===== Supplied information =====
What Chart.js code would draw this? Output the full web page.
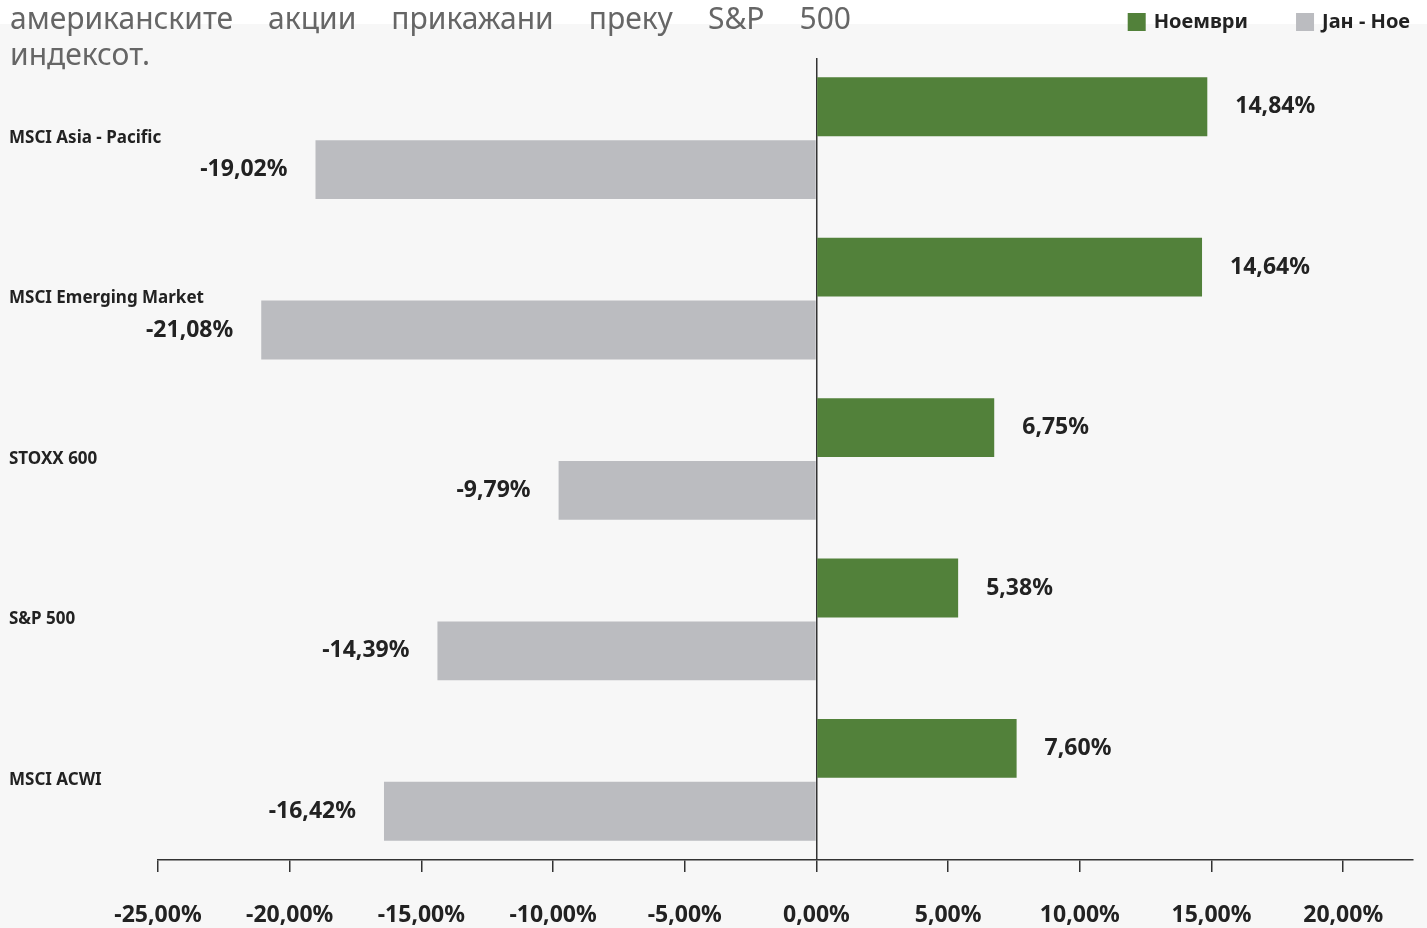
<!DOCTYPE html>
<html>
<head>
<meta charset="utf-8">
<script src="https://cdn.jsdelivr.net/npm/chart.js@4"></script>
<style>
  html, body { margin: 0; padding: 0; background: #fff; }
  body { width: 1427px; height: 928px; position: relative; overflow: hidden; font-family: "Noto Sans", sans-serif; }
  #bg { position: absolute; left: 0; top: 24px; width: 1427px; height: 904px; background: #f7f7f7; }
  #wrap { position: absolute; left: 0; top: 0; width: 1427px; height: 928px; }
  #title { position: absolute; left: 10px; top: 0; width: 841px; font-size: 30px; line-height: 36px; color: #666; }
  #title .l1 { text-align: justify; text-align-last: justify; }
</style>
</head>
<body>
<div id="bg"></div>
<div id="wrap"><canvas id="barChart" width="1427" height="928"></canvas></div>
<div id="title">
  <div class="l1">американските акции прикажани преку S&amp;P 500</div>
  <div>индексот.</div>
</div>
<script>
// データ
var categories = ["MSCI Asia - Pacific", "MSCI Emerging Market", "STOXX 600", "S&P 500", "MSCI ACWI"];
var seriesNames = ["Ноември", "Јан - Ное"];
var novemberValues = [14.84, 14.64, 6.75, 5.38, 7.60];
var ytdValues = [-19.02, -21.08, -9.79, -14.39, -16.42];
var tickValues = [-25, -20, -15, -10, -5, 0, 5, 10, 15, 20];

// 12,34% 形式
function fmt(v) {
  return v.toFixed(2).replace('.', ',') + '%';
}

// バーの値ラベル
var valueLabels = {
  id: 'valueLabels',
  afterDatasetsDraw: function (chart) {
    var ctx = chart.ctx;
    ctx.save();
    ctx.font = 'bold 23px "Noto Sans"';
    ctx.fillStyle = '#222';
    ctx.textBaseline = 'middle';
    chart.data.datasets.forEach(function (ds, i) {
      chart.getDatasetMeta(i).data.forEach(function (bar, j) {
        var v = ds.data[j];
        ctx.textAlign = v >= 0 ? 'left' : 'right';
        ctx.fillText(fmt(v), bar.x + (v >= 0 ? 28 : -28), bar.y);
      });
    });
    ctx.restore();
  }
};

// 右上の凡例
var topLegend = {
  id: 'topLegend',
  afterDraw: function (chart) {
    var ctx = chart.ctx;
    var sets = chart.data.datasets;
    var x = 1410;
    ctx.save();
    ctx.font = 'bold 20px "Noto Sans"';
    ctx.textBaseline = 'middle';
    ctx.textAlign = 'left';
    for (var i = sets.length - 1; i >= 0; i--) {
      var w = ctx.measureText(sets[i].label).width;
      x -= w;
      ctx.fillStyle = '#222';
      ctx.fillText(sets[i].label, x, 22);
      x -= 8 + 18;
      ctx.fillStyle = sets[i].backgroundColor;
      ctx.fillRect(x, 13, 18, 18);
      x -= 48;
    }
    ctx.restore();
  }
};

var ctx = document.getElementById("barChart");
var myChart = new Chart(ctx, {
  type: 'bar',
  data: {
    labels: categories,
    datasets: [
      {
        label: seriesNames[0],
        data: novemberValues,
        backgroundColor: "rgb(82, 129, 58)",
        categoryPercentage: 0.784,
        barPercentage: 0.936
      },
      {
        label: seriesNames[1],
        data: ytdValues,
        backgroundColor: "rgb(187, 188, 192)",
        categoryPercentage: 0.784,
        barPercentage: 0.936
      }
    ]
  },
  options: {
    indexAxis: 'y',
    responsive: false,
    animation: false,
    devicePixelRatio: 1,
    layout: {
      padding: { left: 0, right: 14, top: 58, bottom: 0 }
    },
    plugins: {
      legend: { display: false },
      tooltip: { enabled: false }
    },
    scales: {
      x: {
        type: 'linear',
        position: 'bottom',
        min: -25,
        max: 22.65,
        afterBuildTicks: function (scale) {
          scale.ticks = tickValues.map(function (v) { return { value: v }; });
        },
        afterFit: function (scale) { scale.height = 68; },
        ticks: {
          callback: function (v) { return fmt(v); },
          font: { family: 'Noto Sans', size: 23, weight: 'bold' },
          color: '#222',
          padding: 30,
          maxRotation: 0,
          autoSkip: false
        },
        grid: {
          //ゼロの線だけ表示
          color: function (c) { return c.tick && c.tick.value === 0 ? '#333' : 'rgba(0,0,0,0)'; },
          lineWidth: 1.5,
          tickColor: '#333',
          tickLength: 12,
          drawOnChartArea: true
        },
        border: { display: true, color: '#333', width: 1.5 }
      },
      y: {
        type: 'category',
        position: 'left',
        afterFit: function (scale) { scale.width = 158; },
        ticks: {
          font: { family: 'Noto Sans', size: 17, weight: 'bold' },
          color: '#222',
          //左寄せ (x = 158 - 149 = 9)
          mirror: true,
          padding: -149
        },
        grid: { display: false },
        border: { display: false }
      }
    }
  },
  plugins: [valueLabels, topLegend]
});
</script>
</body>
</html>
=====
> [Exercise instructions]:
Reproduce the material above in full and without alteration, but skip all pictures.

> [Exercise response]:
What Chart.js code would draw this? Output the full web page.
<!DOCTYPE html>
<html>
<head>
<meta charset="utf-8">
<script src="https://cdn.jsdelivr.net/npm/chart.js@4"></script>
<style>
  html, body { margin: 0; padding: 0; background: #fff; }
  body { width: 1427px; height: 928px; position: relative; overflow: hidden; font-family: "Noto Sans", sans-serif; }
  #bg { position: absolute; left: 0; top: 24px; width: 1427px; height: 904px; background: #f7f7f7; }
  #wrap { position: absolute; left: 0; top: 0; width: 1427px; height: 928px; }
  #title { position: absolute; left: 10px; top: 0; width: 841px; font-size: 30px; line-height: 36px; color: #666; }
  #title .l1 { text-align: justify; text-align-last: justify; }
</style>
</head>
<body>
<div id="bg"></div>
<div id="wrap"><canvas id="barChart" width="1427" height="928"></canvas></div>
<div id="title">
  <div class="l1">американските акции прикажани преку S&amp;P 500</div>
  <div>индексот.</div>
</div>
<script>
// データ
var categories = ["MSCI Asia - Pacific", "MSCI Emerging Market", "STOXX 600", "S&P 500", "MSCI ACWI"];
var seriesNames = ["Ноември", "Јан - Ное"];
var novemberValues = [14.84, 14.64, 6.75, 5.38, 7.60];
var ytdValues = [-19.02, -21.08, -9.79, -14.39, -16.42];
var tickValues = [-25, -20, -15, -10, -5, 0, 5, 10, 15, 20];

// 12,34% 形式
function fmt(v) {
  return v.toFixed(2).replace('.', ',') + '%';
}

// バーの値ラベル
var valueLabels = {
  id: 'valueLabels',
  afterDatasetsDraw: function (chart) {
    var ctx = chart.ctx;
    ctx.save();
    ctx.font = 'bold 23px "Noto Sans"';
    ctx.fillStyle = '#222';
    ctx.textBaseline = 'middle';
    chart.data.datasets.forEach(function (ds, i) {
      chart.getDatasetMeta(i).data.forEach(function (bar, j) {
        var v = ds.data[j];
        ctx.textAlign = v >= 0 ? 'left' : 'right';
        ctx.fillText(fmt(v), bar.x + (v >= 0 ? 28 : -28), bar.y);
      });
    });
    ctx.restore();
  }
};

// 右上の凡例
var topLegend = {
  id: 'topLegend',
  afterDraw: function (chart) {
    var ctx = chart.ctx;
    var sets = chart.data.datasets;
    var x = 1410;
    ctx.save();
    ctx.font = 'bold 20px "Noto Sans"';
    ctx.textBaseline = 'middle';
    ctx.textAlign = 'left';
    for (var i = sets.length - 1; i >= 0; i--) {
      var w = ctx.measureText(sets[i].label).width;
      x -= w;
      ctx.fillStyle = '#222';
      ctx.fillText(sets[i].label, x, 22);
      x -= 8 + 18;
      ctx.fillStyle = sets[i].backgroundColor;
      ctx.fillRect(x, 13, 18, 18);
      x -= 48;
    }
    ctx.restore();
  }
};

var ctx = document.getElementById("barChart");
var myChart = new Chart(ctx, {
  type: 'bar',
  data: {
    labels: categories,
    datasets: [
      {
        label: seriesNames[0],
        data: novemberValues,
        backgroundColor: "rgb(82, 129, 58)",
        categoryPercentage: 0.784,
        barPercentage: 0.936
      },
      {
        label: seriesNames[1],
        data: ytdValues,
        backgroundColor: "rgb(187, 188, 192)",
        categoryPercentage: 0.784,
        barPercentage: 0.936
      }
    ]
  },
  options: {
    indexAxis: 'y',
    responsive: false,
    animation: false,
    devicePixelRatio: 1,
    layout: {
      padding: { left: 0, right: 14, top: 58, bottom: 0 }
    },
    plugins: {
      legend: { display: false },
      tooltip: { enabled: false }
    },
    scales: {
      x: {
        type: 'linear',
        position: 'bottom',
        min: -25,
        max: 22.65,
        afterBuildTicks: function (scale) {
          scale.ticks = tickValues.map(function (v) { return { value: v }; });
        },
        afterFit: function (scale) { scale.height = 68; },
        ticks: {
          callback: function (v) { return fmt(v); },
          font: { family: 'Noto Sans', size: 23, weight: 'bold' },
          color: '#222',
          padding: 30,
          maxRotation: 0,
          autoSkip: false
        },
        grid: {
          //ゼロの線だけ表示
          color: function (c) { return c.tick && c.tick.value === 0 ? '#333' : 'rgba(0,0,0,0)'; },
          lineWidth: 1.5,
          tickColor: '#333',
          tickLength: 12,
          drawOnChartArea: true
        },
        border: { display: true, color: '#333', width: 1.5 }
      },
      y: {
        type: 'category',
        position: 'left',
        afterFit: function (scale) { scale.width = 158; },
        ticks: {
          font: { family: 'Noto Sans', size: 17, weight: 'bold' },
          color: '#222',
          //左寄せ (x = 158 - 149 = 9)
          mirror: true,
          padding: -149
        },
        grid: { display: false },
        border: { display: false }
      }
    }
  },
  plugins: [valueLabels, topLegend]
});
</script>
</body>
</html>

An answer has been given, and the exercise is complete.